Ketua Bidang Departemen Ekonomi dan Pembangunan DPP Partai Keadilan Sejahtera Farouk Abdullah Alwyni mengatakan, tantangan Indonesia keluar dari krisis ekonomi semakin berat.
Ilustrasi korupsi. (Foto: Ist)
“Terutama dalam lima tahun terakhir, semua indikator memperlihatkan betapa KKN makin meruak. Tingkat korupsi memburuk, keadilan sosial terusik, penegakkan hukum melemah, dan pemerintah seperti jalan di tempat,” katanya, Selasa (1/2).

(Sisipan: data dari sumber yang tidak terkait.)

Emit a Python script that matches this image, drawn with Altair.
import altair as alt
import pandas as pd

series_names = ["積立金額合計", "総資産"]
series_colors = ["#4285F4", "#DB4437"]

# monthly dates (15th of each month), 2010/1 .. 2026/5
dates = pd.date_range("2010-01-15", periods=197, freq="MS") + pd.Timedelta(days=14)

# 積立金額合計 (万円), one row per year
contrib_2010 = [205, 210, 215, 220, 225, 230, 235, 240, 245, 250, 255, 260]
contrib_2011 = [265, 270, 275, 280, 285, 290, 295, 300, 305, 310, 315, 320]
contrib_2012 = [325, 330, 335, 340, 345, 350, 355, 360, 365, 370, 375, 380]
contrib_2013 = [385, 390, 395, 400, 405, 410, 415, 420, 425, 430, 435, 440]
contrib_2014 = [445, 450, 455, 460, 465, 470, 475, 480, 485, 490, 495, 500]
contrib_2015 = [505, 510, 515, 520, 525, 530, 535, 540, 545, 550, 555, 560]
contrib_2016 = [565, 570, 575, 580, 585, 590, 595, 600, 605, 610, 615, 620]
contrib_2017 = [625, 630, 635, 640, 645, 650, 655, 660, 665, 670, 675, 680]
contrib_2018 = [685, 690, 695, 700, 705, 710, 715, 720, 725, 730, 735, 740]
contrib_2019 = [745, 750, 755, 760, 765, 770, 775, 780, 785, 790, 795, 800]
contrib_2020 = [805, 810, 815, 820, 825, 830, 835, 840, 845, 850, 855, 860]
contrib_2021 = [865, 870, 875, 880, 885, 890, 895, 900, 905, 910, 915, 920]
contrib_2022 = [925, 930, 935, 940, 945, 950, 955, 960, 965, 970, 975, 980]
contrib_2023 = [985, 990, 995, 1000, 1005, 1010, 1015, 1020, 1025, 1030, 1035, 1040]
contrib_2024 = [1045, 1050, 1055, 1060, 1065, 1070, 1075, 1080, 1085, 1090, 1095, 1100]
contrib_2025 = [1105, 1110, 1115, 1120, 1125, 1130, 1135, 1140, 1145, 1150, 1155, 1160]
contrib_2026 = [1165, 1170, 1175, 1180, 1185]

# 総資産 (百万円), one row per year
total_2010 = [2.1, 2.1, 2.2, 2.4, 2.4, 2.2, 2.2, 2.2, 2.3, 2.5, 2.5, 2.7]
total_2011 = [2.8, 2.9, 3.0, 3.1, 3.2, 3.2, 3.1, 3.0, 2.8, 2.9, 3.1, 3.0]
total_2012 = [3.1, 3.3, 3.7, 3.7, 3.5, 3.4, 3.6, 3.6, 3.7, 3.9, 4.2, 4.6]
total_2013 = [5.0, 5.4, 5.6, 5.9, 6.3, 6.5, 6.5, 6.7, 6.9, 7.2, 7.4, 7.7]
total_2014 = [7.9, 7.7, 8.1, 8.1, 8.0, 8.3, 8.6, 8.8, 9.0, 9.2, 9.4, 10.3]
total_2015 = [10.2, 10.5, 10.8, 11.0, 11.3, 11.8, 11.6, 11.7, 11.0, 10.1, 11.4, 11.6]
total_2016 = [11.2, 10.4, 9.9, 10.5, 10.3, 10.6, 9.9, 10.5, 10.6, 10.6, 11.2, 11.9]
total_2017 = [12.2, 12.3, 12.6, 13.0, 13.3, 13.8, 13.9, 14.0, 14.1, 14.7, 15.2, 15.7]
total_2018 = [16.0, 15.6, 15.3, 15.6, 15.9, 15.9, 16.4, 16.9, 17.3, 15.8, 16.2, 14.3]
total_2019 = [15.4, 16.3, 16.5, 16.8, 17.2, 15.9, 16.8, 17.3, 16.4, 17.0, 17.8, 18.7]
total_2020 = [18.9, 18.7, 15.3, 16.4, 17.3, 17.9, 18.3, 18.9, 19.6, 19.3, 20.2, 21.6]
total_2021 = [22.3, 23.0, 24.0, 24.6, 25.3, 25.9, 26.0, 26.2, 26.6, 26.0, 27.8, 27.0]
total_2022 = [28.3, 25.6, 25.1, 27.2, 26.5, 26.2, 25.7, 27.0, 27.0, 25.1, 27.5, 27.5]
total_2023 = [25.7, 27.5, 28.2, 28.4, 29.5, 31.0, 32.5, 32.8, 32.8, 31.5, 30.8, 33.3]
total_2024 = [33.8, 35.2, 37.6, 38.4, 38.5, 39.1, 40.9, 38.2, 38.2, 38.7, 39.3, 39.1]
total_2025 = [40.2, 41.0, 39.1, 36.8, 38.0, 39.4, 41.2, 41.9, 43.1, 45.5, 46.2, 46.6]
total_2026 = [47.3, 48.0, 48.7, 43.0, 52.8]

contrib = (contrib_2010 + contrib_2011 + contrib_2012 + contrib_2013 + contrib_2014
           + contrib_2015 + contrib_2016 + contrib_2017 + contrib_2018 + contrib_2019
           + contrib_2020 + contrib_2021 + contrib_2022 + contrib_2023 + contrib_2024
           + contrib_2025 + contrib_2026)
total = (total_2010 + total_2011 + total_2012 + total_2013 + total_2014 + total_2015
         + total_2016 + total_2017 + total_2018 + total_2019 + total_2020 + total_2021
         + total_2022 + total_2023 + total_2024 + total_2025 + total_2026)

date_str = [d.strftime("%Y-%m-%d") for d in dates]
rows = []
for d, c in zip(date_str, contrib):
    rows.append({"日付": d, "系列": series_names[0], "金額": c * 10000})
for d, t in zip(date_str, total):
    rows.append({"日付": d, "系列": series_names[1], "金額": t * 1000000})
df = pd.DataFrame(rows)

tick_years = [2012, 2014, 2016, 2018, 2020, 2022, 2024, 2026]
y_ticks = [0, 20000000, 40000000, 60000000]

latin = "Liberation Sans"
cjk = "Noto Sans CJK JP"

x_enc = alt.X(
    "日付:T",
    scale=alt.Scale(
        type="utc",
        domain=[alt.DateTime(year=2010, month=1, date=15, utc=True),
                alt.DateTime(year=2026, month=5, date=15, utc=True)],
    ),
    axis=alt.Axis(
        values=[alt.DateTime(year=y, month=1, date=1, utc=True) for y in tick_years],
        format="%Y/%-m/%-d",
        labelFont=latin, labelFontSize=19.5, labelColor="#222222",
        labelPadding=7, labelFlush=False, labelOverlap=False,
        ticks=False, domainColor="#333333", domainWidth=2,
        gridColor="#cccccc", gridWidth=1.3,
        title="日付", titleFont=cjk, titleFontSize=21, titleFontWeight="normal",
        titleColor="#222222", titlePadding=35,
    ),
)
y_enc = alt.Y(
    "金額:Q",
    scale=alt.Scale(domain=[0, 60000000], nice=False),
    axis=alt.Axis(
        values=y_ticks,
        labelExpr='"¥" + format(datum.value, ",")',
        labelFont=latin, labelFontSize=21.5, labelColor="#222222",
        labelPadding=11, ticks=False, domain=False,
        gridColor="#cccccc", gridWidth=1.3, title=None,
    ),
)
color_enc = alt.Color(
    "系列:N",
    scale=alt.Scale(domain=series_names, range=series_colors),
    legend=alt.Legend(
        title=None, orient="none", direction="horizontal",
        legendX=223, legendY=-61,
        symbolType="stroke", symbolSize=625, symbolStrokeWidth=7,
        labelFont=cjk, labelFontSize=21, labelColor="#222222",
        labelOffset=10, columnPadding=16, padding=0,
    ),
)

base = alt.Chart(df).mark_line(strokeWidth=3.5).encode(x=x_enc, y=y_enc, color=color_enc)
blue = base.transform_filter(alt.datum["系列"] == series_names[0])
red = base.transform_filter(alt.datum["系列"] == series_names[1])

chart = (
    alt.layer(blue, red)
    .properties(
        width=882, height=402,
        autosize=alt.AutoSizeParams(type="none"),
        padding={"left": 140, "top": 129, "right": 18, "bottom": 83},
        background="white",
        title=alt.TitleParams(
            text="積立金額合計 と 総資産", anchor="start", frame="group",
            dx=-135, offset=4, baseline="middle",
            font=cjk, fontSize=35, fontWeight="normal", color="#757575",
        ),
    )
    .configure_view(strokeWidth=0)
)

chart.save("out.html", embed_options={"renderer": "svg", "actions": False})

Sehingga menurutnya, penting untuk menyadari bahwa KKN merupakan salah satu faktor non-ekonomi yang berdampak besar terhadap ekonomi (non-economic factors affecting economy). Apalagi World Justice Report menempatkan Indonesia berada di peringkat 68 dari 139 negara dalam hal penegakkan hukum.
“Yakni dengan skor total 0,52 poin. Skor ini nyaris tidak berubah sejak tahun 2015. Hukum di Indonesia masih bermasalah dari aspek kesetaraan. Belum semua orang Indonesia sama di hadapan hukum,” ujarnya.

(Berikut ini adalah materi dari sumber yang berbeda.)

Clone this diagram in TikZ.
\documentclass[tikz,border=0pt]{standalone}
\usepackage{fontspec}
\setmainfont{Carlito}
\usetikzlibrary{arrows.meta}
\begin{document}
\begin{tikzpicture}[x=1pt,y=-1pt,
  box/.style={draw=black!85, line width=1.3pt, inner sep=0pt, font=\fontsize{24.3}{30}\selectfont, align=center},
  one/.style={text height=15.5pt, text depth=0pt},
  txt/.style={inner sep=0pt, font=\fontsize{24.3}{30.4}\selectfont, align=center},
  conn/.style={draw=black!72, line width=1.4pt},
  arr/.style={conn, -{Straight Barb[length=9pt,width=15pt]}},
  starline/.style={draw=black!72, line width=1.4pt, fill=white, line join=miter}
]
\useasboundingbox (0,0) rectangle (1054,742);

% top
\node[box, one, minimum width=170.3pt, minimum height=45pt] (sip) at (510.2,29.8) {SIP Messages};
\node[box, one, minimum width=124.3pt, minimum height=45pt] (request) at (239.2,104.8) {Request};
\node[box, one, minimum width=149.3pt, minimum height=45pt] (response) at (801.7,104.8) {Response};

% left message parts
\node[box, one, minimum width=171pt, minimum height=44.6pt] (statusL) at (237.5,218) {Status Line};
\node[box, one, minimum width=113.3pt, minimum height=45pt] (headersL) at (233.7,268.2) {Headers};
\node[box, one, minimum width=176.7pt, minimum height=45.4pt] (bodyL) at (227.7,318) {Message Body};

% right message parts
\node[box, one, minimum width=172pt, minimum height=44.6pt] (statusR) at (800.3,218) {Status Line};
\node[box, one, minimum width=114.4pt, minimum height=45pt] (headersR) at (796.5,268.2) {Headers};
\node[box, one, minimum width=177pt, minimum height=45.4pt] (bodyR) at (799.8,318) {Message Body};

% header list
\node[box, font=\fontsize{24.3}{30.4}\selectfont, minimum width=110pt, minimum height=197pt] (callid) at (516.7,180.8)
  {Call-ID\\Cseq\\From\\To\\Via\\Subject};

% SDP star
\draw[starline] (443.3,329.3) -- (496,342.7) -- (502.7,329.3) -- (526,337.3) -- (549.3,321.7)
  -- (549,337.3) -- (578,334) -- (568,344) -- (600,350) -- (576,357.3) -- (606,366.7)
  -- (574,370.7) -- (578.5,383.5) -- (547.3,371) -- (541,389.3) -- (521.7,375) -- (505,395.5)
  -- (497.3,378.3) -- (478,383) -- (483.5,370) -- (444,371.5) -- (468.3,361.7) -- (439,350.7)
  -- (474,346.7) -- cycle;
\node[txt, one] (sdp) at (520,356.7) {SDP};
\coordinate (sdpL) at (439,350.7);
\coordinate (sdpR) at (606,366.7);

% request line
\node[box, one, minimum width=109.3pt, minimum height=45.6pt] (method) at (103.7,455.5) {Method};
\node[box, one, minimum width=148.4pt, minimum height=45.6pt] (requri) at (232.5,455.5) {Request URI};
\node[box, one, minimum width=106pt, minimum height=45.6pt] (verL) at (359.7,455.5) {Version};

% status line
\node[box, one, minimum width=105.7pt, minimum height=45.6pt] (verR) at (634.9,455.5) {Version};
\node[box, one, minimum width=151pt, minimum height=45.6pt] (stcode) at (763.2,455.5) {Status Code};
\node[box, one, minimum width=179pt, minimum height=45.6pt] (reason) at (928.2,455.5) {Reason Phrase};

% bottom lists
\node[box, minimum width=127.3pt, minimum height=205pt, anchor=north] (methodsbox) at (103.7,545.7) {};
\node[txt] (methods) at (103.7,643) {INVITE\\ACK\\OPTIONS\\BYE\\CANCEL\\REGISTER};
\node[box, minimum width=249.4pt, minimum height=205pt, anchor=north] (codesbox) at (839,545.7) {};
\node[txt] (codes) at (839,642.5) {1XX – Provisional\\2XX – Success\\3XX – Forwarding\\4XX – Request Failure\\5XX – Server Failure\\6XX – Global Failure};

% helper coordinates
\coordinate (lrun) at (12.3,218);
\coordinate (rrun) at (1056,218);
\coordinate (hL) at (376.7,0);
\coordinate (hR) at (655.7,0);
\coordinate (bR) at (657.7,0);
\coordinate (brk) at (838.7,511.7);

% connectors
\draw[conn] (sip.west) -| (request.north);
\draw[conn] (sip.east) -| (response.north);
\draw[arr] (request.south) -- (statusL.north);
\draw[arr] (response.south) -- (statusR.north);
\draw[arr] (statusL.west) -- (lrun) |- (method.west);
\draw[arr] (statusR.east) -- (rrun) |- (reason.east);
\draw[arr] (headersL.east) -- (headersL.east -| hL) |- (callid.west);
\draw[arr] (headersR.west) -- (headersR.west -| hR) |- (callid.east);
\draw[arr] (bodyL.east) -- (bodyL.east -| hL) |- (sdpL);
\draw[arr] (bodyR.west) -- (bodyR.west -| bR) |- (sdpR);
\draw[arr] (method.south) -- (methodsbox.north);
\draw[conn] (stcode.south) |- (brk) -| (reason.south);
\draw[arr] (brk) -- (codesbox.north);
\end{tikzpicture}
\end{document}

Dimana sebagian kecil menikmati privilege, sementara sebagian besar lainnnya mendapat diskriminasi. Hukum cenderung lembut kepada mereka yang dekat kekuasaan dan keras kepada yang berseberangan.
“Selain penegakkan hukum, secara lebih rinci dokumen ini juga memperlihatkan kita bermasalah dengan isu-isu abuse of power, korupsi, transparansi, kebebasan sipil, kriminalitas, keamanan, serta hak-hak fundamental warga negara. Di hampir semua isu tersebut, Indonesia punya skor di bawah rata-rata global,” tandasnya.
Mencoreng
Farouk menambahkan korupsi menjadi isu yang paling mencoreng nama Indonesia di mata dunia. Indonesia hanya mencatatkan skor 0,40 poin. Padahal, rata-rata global berada di angka 0,52 poin.
“Kenapa soal korupsi skor Indonesia jeblok? Salah satu penyebabnya adalah masih maraknya ranting eksekutif yang memanfaatkan fasilitas negara, guna memenuhi kepentingan pribadi,” tegasnya.
Hal itu diperparah dengan praktik penegakkan hukum yang tebang pilih. Praktis ketika lingkaran penguasa menyalahgunakan wewenangnya, nyaris tidak ada hukum yang mampu menyentuh mereka.
“Kita dikejutkan dengan laporan masyarakat kekayaan fantastis dua anak presiden. Kita juga mendengar dugaan abuse of power keterlibatan menteri dalam bisnis PCR, maupun orang-orang lain yang berada di lingkaran kekuasaan,” tuturnya.
Namun, hingga kini belum ada perkembangan signifikan dari laporan-laporan tersebut. Padahal sudah ada bukti permulaan yang bisa ditelusuri. Apakah orang-orang yang dilaporkan melakukan rent seeking economy guna memenuhi kepentingan pribadi atau tidak, tentunya Komisi Pemberantasan Korupsi dan Kepolisian perlu mendudukkan mereka atas nama hukum.
“Mereka harus diperiksa. Hanya dengan cara inilah semua pertanyaan kita bisa mendapat titik terang. Padahal, pelaporan para petinggi dan orang dekat Presiden yang dilakukan oleh masyarakat sipil, seharusnya jadi momentum untuk menyadarkan kembali kepada cita-cita reformasi yang bersih dari KKN,” ucapnya.
Laporan itu sekaligus juga perlu disikapi sebagai cara untuk menunjukkan kepada dunia. Dimana Indonesia punya keinginan untuk menjadi negara yang bersih, minim korupsi, dan punya aturan hukum yang tidak tebang pilih.
“Untuk itulah, Kepolisian dan KPK perlu bekerja profesional. Mereka perlu membuktikan marwahnya sebagai lembaga negara yang memberi justice for all. Jika justice for all bisa tercapai, akan lebih mudah memikirkan bagaimana membangun sistem ekonomi yang bisa memberikan kesempatan untuk semua,” tukasnya.